*Goal:*
Reproduce the data exactly and drop any pictures it holds.
━━━━━━
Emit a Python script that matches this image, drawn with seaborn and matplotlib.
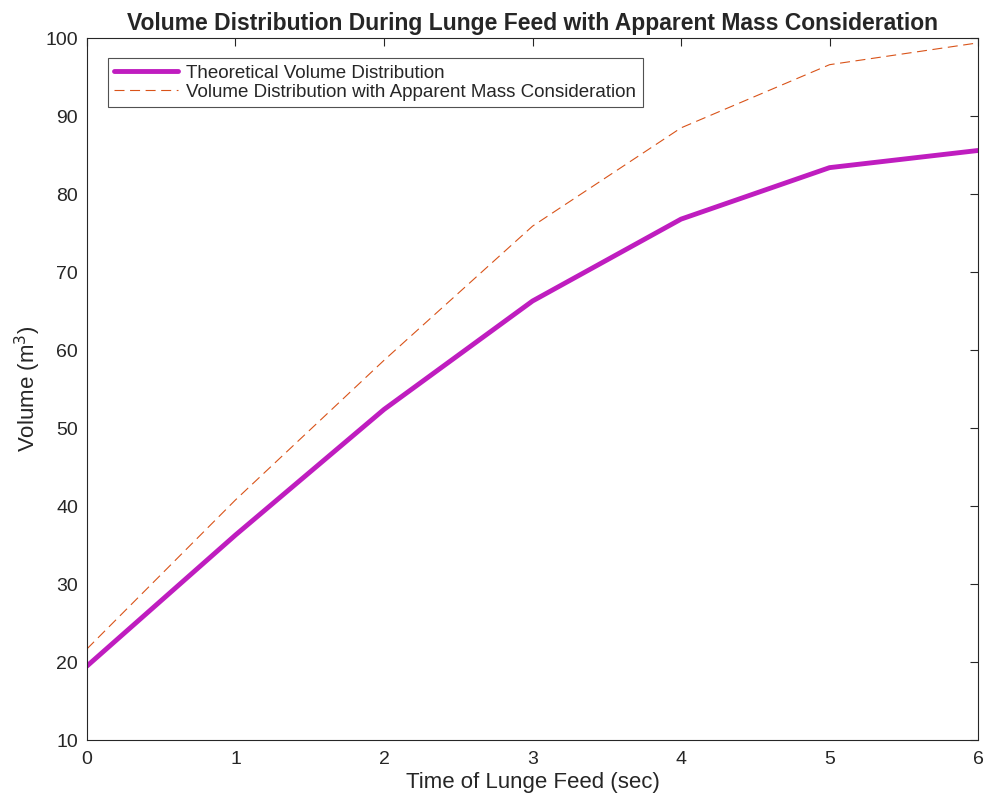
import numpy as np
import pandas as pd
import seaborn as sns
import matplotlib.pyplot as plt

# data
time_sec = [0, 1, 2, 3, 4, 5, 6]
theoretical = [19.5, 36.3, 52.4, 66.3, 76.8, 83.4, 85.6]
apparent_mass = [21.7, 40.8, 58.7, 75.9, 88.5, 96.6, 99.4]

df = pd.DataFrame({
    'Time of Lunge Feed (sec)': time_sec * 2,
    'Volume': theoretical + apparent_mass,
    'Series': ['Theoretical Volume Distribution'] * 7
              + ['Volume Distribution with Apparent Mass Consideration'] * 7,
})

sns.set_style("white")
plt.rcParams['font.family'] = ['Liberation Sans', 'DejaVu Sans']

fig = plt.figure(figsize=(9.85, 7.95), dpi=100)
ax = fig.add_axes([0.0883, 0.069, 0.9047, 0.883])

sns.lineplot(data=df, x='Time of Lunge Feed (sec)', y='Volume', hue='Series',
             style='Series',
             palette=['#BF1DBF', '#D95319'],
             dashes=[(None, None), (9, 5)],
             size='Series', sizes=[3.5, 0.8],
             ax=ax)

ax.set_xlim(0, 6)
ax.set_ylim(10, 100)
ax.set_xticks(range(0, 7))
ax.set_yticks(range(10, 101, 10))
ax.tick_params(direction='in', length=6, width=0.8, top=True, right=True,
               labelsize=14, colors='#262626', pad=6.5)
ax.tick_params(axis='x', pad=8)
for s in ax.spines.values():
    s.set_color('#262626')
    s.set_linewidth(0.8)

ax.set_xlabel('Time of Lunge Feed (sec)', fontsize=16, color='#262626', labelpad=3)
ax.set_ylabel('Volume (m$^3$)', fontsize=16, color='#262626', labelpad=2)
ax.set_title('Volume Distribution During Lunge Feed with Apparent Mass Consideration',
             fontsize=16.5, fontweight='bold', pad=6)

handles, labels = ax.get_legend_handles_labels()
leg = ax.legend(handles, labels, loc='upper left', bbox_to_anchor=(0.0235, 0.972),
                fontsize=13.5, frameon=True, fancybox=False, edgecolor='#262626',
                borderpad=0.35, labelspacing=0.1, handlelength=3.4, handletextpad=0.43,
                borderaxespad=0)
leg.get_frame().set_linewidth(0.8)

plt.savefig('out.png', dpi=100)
━━━━━━
*Solution for this problem:*
Emit a Python script that matches this image, drawn with seaborn and matplotlib.
import numpy as np
import pandas as pd
import seaborn as sns
import matplotlib.pyplot as plt

# data
time_sec = [0, 1, 2, 3, 4, 5, 6]
theoretical = [19.5, 36.3, 52.4, 66.3, 76.8, 83.4, 85.6]
apparent_mass = [21.7, 40.8, 58.7, 75.9, 88.5, 96.6, 99.4]

df = pd.DataFrame({
    'Time of Lunge Feed (sec)': time_sec * 2,
    'Volume': theoretical + apparent_mass,
    'Series': ['Theoretical Volume Distribution'] * 7
              + ['Volume Distribution with Apparent Mass Consideration'] * 7,
})

sns.set_style("white")
plt.rcParams['font.family'] = ['Liberation Sans', 'DejaVu Sans']

fig = plt.figure(figsize=(9.85, 7.95), dpi=100)
ax = fig.add_axes([0.0883, 0.069, 0.9047, 0.883])

sns.lineplot(data=df, x='Time of Lunge Feed (sec)', y='Volume', hue='Series',
             style='Series',
             palette=['#BF1DBF', '#D95319'],
             dashes=[(None, None), (9, 5)],
             size='Series', sizes=[3.5, 0.8],
             ax=ax)

ax.set_xlim(0, 6)
ax.set_ylim(10, 100)
ax.set_xticks(range(0, 7))
ax.set_yticks(range(10, 101, 10))
ax.tick_params(direction='in', length=6, width=0.8, top=True, right=True,
               labelsize=14, colors='#262626', pad=6.5)
ax.tick_params(axis='x', pad=8)
for s in ax.spines.values():
    s.set_color('#262626')
    s.set_linewidth(0.8)

ax.set_xlabel('Time of Lunge Feed (sec)', fontsize=16, color='#262626', labelpad=3)
ax.set_ylabel('Volume (m$^3$)', fontsize=16, color='#262626', labelpad=2)
ax.set_title('Volume Distribution During Lunge Feed with Apparent Mass Consideration',
             fontsize=16.5, fontweight='bold', pad=6)

handles, labels = ax.get_legend_handles_labels()
leg = ax.legend(handles, labels, loc='upper left', bbox_to_anchor=(0.0235, 0.972),
                fontsize=13.5, frameon=True, fancybox=False, edgecolor='#262626',
                borderpad=0.35, labelspacing=0.1, handlelength=3.4, handletextpad=0.43,
                borderaxespad=0)
leg.get_frame().set_linewidth(0.8)

plt.savefig('out.png', dpi=100)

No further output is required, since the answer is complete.